## To be done
In the data below, locate each line with the word "this" and list it.
--- Supplied material ---
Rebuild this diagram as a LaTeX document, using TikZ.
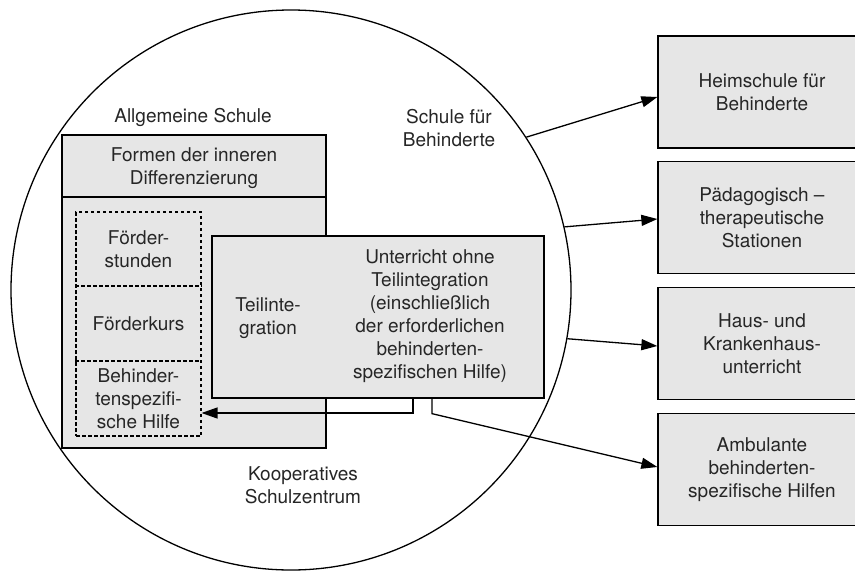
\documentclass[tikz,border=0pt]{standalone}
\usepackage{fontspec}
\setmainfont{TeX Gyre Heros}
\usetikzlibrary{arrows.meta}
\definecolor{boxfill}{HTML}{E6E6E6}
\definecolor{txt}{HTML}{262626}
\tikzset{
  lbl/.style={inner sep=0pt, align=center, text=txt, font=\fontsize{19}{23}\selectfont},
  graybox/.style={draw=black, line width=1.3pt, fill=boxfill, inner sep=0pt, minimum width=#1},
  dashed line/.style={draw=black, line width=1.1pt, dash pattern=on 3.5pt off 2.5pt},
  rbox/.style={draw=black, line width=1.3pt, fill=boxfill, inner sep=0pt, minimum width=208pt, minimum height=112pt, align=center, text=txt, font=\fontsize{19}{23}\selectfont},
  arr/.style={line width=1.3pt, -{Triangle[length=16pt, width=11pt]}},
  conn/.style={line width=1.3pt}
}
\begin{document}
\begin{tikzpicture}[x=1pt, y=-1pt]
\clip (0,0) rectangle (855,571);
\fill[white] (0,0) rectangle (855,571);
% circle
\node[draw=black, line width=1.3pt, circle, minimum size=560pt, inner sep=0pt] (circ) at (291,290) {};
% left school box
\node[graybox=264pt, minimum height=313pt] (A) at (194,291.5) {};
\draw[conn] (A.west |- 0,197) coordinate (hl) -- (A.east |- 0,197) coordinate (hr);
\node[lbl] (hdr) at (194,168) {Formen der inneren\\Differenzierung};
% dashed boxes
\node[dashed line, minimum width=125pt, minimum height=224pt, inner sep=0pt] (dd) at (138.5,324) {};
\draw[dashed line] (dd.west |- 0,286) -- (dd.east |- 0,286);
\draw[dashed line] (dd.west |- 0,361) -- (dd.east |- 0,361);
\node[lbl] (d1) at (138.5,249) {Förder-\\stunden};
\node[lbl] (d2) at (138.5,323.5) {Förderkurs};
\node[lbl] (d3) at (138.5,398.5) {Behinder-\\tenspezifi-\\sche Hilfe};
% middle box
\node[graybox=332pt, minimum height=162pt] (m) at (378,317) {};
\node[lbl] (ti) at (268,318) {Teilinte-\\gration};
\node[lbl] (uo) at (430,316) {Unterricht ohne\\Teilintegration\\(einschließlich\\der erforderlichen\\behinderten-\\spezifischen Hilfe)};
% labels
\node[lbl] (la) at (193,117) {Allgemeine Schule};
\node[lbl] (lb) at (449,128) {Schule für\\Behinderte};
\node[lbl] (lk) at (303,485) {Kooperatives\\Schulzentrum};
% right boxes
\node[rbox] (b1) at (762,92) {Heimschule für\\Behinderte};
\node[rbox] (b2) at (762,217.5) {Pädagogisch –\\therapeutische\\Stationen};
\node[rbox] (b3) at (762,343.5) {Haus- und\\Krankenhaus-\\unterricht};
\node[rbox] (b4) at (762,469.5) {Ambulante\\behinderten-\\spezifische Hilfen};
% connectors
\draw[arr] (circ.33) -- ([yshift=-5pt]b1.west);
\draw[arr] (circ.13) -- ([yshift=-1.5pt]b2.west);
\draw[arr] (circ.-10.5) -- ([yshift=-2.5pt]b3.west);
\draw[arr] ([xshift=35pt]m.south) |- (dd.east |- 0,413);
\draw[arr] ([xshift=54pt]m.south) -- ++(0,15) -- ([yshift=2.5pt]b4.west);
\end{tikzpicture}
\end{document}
---
--- Supplied material ---
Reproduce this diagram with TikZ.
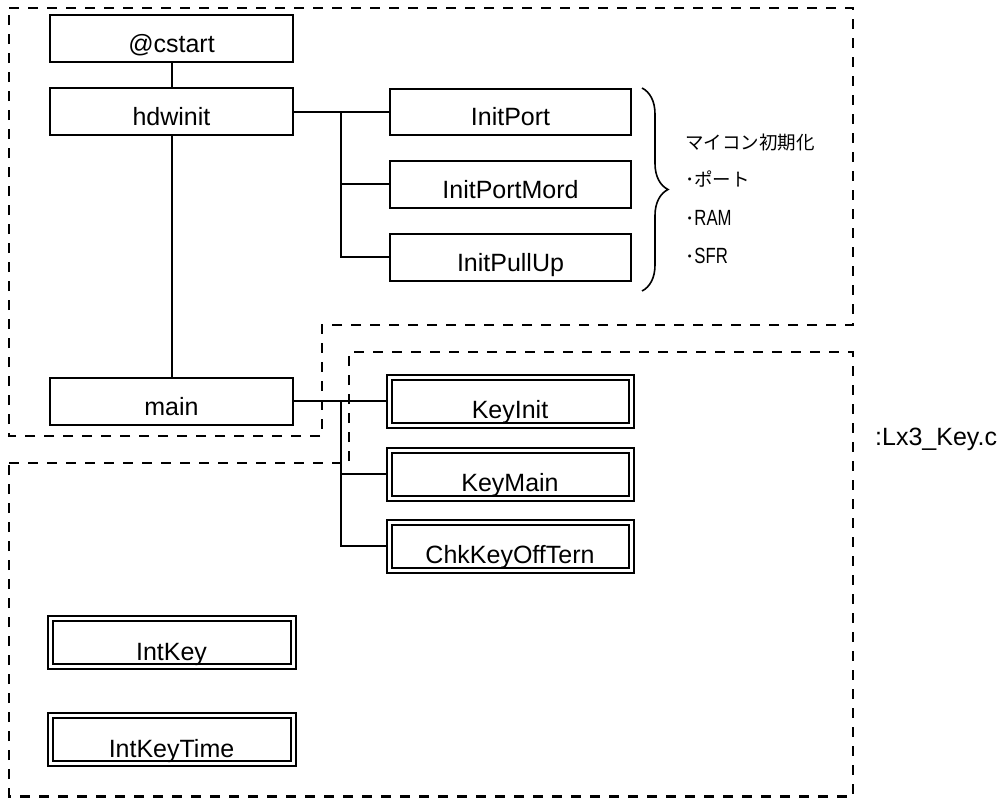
---
## The answer
Rebuild this diagram as a LaTeX document, using TikZ.
Reproduce this diagram with TikZ.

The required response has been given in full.